▶ **Supplied information**:
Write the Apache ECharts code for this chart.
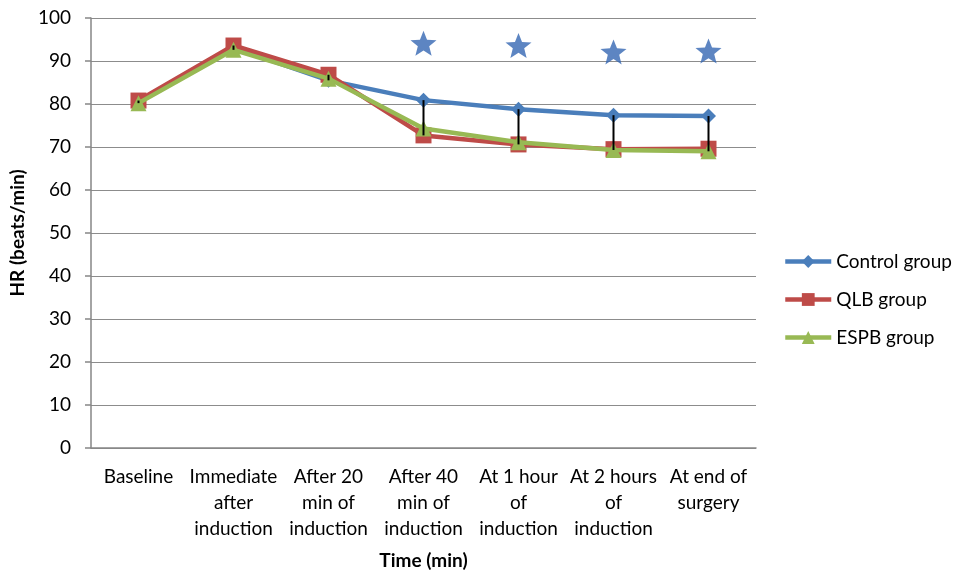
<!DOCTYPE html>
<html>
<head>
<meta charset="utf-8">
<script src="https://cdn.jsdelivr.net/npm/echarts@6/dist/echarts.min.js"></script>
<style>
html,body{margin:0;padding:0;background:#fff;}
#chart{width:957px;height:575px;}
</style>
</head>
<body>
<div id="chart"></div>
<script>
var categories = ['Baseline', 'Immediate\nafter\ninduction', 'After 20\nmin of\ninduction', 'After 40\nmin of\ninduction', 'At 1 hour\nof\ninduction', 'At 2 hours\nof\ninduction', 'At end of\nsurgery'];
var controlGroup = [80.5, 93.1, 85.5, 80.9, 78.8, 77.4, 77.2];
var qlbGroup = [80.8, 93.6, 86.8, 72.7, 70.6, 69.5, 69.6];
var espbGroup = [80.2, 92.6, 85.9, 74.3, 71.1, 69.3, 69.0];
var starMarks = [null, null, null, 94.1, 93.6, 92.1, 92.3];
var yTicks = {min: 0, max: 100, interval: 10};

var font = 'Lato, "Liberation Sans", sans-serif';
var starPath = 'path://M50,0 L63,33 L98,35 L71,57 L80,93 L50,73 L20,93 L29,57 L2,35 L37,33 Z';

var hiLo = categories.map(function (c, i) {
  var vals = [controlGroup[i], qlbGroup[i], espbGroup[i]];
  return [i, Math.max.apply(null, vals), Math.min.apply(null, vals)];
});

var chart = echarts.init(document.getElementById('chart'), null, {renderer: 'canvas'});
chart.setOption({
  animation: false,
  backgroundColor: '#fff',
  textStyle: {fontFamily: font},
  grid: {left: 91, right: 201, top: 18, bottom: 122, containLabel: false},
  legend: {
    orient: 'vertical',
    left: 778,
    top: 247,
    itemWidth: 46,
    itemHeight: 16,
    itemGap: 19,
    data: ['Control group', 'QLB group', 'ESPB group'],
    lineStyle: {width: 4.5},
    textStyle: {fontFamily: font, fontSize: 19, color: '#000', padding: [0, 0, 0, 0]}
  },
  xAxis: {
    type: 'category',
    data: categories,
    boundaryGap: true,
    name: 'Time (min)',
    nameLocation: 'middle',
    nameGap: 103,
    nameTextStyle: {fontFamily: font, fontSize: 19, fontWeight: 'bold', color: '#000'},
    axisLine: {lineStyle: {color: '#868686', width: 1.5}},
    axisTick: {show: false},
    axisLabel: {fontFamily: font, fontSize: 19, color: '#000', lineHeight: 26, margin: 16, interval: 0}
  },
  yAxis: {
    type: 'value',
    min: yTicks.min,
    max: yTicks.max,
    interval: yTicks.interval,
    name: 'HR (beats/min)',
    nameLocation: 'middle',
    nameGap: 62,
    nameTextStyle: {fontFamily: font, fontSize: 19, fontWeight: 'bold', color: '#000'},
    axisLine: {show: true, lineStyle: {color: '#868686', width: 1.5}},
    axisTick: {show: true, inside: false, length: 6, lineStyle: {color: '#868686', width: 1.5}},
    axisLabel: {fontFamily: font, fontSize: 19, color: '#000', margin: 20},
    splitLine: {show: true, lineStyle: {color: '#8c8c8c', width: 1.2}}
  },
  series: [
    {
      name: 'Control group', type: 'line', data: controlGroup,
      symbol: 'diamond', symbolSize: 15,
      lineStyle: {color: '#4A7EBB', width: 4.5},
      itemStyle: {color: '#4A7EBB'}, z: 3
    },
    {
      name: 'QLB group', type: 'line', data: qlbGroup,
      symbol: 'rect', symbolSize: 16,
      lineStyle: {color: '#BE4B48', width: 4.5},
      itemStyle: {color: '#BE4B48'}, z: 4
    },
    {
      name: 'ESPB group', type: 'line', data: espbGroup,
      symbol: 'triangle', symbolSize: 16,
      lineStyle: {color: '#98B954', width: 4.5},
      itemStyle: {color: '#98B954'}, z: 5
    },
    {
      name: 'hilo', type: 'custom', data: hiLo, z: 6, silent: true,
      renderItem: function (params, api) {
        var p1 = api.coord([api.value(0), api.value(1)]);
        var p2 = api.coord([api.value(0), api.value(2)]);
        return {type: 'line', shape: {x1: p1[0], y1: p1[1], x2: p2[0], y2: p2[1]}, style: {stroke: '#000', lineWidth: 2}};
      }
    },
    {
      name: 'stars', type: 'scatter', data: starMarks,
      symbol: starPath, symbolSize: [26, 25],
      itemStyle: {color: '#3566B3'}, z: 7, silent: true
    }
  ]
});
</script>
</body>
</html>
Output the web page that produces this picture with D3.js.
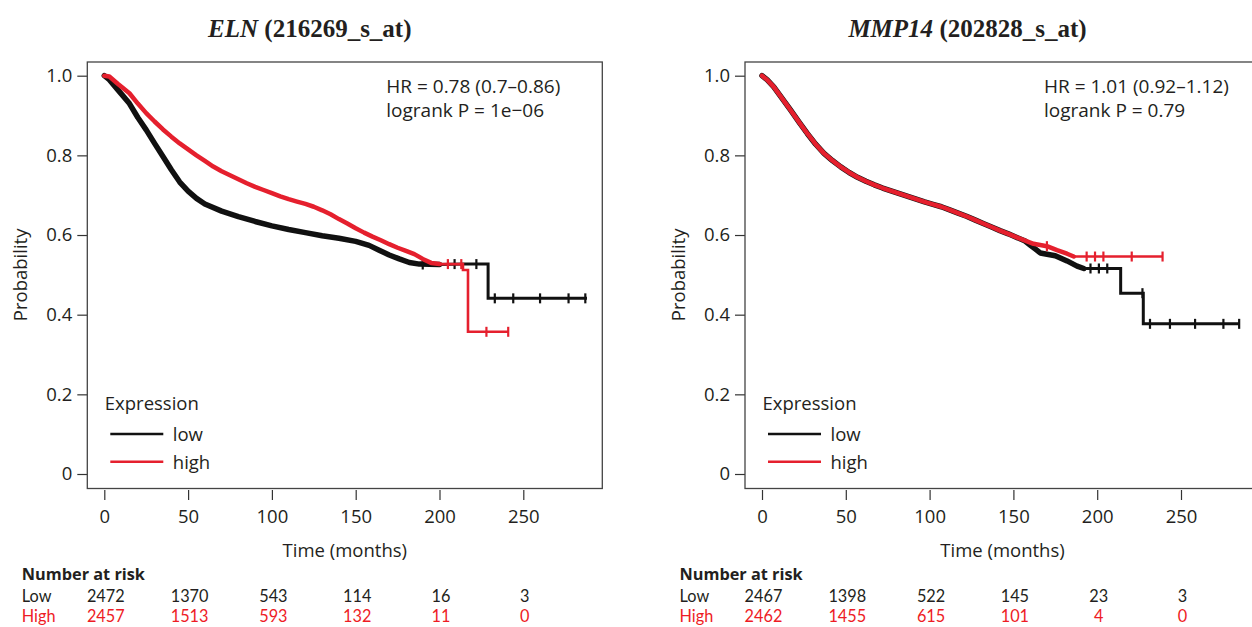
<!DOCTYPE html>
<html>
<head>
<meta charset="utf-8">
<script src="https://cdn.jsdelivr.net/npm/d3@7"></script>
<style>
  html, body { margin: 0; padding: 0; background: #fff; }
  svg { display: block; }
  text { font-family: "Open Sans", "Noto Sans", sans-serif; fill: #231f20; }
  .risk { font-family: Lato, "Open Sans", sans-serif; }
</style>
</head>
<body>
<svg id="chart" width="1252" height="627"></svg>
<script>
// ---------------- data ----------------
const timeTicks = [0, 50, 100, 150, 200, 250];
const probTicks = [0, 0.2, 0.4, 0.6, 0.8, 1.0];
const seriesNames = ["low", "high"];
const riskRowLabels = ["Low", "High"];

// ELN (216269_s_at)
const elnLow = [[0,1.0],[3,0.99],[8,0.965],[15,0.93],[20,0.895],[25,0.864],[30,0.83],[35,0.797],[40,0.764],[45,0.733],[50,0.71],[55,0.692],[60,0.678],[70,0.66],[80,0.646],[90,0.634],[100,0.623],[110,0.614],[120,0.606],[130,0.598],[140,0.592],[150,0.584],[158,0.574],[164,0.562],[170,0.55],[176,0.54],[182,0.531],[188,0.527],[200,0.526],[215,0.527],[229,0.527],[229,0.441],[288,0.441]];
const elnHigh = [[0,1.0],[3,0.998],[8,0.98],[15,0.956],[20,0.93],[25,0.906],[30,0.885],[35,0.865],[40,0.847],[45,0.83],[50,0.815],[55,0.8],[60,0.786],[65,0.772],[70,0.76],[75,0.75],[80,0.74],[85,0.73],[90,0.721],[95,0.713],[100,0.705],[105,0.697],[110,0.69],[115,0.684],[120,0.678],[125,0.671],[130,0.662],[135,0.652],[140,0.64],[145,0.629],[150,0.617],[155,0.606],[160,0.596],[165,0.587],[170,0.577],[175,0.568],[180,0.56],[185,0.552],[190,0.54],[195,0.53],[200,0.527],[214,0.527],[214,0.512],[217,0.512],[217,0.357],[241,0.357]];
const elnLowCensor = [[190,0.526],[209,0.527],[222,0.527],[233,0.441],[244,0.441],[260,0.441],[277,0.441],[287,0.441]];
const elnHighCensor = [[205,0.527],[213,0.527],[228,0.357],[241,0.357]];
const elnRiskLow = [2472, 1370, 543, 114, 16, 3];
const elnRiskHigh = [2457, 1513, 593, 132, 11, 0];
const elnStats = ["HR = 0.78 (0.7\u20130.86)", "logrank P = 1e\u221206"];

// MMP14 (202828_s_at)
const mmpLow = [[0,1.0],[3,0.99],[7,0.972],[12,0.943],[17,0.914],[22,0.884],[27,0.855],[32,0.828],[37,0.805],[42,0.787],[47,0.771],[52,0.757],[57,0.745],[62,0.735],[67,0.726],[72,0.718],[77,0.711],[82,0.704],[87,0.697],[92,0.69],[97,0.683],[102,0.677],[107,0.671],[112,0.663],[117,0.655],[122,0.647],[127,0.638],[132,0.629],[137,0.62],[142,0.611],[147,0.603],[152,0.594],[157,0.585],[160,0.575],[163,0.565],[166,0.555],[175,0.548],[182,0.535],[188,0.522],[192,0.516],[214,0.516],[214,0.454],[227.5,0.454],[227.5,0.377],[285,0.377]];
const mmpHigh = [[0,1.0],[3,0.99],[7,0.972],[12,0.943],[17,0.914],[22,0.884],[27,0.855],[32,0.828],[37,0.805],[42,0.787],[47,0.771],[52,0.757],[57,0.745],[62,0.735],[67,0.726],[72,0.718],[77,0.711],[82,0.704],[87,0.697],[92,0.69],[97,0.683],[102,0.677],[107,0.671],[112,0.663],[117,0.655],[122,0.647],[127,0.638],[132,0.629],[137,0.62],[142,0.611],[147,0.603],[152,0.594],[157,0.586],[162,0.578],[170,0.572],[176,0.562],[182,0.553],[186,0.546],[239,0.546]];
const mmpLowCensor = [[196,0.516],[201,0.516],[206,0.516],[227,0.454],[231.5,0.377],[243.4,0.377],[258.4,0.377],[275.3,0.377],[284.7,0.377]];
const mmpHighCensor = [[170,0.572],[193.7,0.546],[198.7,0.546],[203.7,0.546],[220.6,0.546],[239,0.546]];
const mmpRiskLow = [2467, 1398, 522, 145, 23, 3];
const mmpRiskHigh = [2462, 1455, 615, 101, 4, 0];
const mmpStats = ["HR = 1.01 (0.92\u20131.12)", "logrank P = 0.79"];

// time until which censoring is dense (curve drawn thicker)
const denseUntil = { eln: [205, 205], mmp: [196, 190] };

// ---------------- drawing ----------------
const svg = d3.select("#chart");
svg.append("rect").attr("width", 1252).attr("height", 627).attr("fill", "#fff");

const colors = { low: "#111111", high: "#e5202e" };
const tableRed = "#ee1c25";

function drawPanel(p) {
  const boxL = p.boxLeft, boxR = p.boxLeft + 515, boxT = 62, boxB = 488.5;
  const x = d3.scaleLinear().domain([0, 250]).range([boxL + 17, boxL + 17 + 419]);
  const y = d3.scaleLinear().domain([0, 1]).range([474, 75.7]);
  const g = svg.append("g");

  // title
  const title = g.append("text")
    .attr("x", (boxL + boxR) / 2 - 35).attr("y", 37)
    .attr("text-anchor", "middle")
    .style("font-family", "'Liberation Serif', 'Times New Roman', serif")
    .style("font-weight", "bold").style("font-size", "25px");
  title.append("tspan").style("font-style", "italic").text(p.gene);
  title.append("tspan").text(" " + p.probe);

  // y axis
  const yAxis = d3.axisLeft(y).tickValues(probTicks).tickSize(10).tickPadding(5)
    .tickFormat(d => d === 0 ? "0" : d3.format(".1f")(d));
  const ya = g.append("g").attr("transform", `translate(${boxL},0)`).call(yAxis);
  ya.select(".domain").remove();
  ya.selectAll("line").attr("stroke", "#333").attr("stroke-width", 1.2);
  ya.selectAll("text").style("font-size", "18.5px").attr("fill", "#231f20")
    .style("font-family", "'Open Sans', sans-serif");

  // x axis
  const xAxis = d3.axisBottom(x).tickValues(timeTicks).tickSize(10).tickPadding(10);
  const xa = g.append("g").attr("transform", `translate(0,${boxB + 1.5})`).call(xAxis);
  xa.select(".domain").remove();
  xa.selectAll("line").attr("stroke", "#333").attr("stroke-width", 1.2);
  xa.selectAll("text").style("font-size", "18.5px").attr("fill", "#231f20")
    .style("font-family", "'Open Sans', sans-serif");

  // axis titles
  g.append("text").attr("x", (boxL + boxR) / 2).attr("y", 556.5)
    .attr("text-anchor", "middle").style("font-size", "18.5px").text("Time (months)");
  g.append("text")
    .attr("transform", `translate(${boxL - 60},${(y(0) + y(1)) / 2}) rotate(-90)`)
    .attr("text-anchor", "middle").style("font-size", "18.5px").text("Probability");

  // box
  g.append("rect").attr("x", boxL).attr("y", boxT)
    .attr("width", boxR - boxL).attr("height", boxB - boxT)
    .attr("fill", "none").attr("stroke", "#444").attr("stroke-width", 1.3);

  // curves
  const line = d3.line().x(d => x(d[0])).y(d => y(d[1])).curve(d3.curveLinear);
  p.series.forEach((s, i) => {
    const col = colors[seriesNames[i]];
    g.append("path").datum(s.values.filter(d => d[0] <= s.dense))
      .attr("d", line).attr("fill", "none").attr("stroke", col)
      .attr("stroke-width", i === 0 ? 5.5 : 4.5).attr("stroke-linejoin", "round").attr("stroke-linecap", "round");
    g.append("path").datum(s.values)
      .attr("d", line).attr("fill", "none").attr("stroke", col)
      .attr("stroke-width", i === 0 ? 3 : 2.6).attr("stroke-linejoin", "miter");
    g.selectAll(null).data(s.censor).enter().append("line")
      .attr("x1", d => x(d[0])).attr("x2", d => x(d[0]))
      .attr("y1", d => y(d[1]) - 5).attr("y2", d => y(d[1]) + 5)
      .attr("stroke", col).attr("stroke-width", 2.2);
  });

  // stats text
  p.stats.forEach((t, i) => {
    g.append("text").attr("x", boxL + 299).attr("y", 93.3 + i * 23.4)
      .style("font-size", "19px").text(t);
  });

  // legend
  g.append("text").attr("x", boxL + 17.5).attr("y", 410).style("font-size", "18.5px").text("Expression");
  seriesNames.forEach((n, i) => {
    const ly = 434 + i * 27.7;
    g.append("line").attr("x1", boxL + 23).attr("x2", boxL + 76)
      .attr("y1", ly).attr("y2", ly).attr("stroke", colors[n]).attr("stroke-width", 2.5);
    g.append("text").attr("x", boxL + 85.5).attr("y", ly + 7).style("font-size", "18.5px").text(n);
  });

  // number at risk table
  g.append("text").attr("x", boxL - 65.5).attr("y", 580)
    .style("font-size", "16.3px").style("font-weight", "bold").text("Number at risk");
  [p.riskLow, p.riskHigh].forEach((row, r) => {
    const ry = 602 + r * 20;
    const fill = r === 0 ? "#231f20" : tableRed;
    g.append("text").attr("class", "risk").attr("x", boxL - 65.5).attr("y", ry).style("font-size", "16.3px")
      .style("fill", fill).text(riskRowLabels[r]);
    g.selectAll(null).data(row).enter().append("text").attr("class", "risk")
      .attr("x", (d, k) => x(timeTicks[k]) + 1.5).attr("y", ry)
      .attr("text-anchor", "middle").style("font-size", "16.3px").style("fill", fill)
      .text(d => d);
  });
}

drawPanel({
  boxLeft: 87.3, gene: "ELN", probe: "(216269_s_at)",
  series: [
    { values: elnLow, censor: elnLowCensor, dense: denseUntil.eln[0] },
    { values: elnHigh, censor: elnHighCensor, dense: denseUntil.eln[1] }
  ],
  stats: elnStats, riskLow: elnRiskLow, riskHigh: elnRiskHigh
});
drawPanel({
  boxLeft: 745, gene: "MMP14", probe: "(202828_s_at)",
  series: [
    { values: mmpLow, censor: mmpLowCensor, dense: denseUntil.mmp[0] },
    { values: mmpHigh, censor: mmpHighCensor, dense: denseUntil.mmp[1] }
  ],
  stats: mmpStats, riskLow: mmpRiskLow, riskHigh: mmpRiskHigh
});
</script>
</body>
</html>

▶ **What is required**: In the entries above, find the line that contains "var starPath = 'path://M50,0", then repeat exactly every line from the first one through that line, with no pictures.

▶ **Exercise response**:
Write the Apache ECharts code for this chart.
<!DOCTYPE html>
<html>
<head>
<meta charset="utf-8">
<script src="https://cdn.jsdelivr.net/npm/echarts@6/dist/echarts.min.js"></script>
<style>
html,body{margin:0;padding:0;background:#fff;}
#chart{width:957px;height:575px;}
</style>
</head>
<body>
<div id="chart"></div>
<script>
var categories = ['Baseline', 'Immediate\nafter\ninduction', 'After 20\nmin of\ninduction', 'After 40\nmin of\ninduction', 'At 1 hour\nof\ninduction', 'At 2 hours\nof\ninduction', 'At end of\nsurgery'];
var controlGroup = [80.5, 93.1, 85.5, 80.9, 78.8, 77.4, 77.2];
var qlbGroup = [80.8, 93.6, 86.8, 72.7, 70.6, 69.5, 69.6];
var espbGroup = [80.2, 92.6, 85.9, 74.3, 71.1, 69.3, 69.0];
var starMarks = [null, null, null, 94.1, 93.6, 92.1, 92.3];
var yTicks = {min: 0, max: 100, interval: 10};

var font = 'Lato, "Liberation Sans", sans-serif';
var starPath = 'path://M50,0 L63,33 L98,35 L71,57 L80,93 L50,73 L20,93 L29,57 L2,35 L37,33 Z';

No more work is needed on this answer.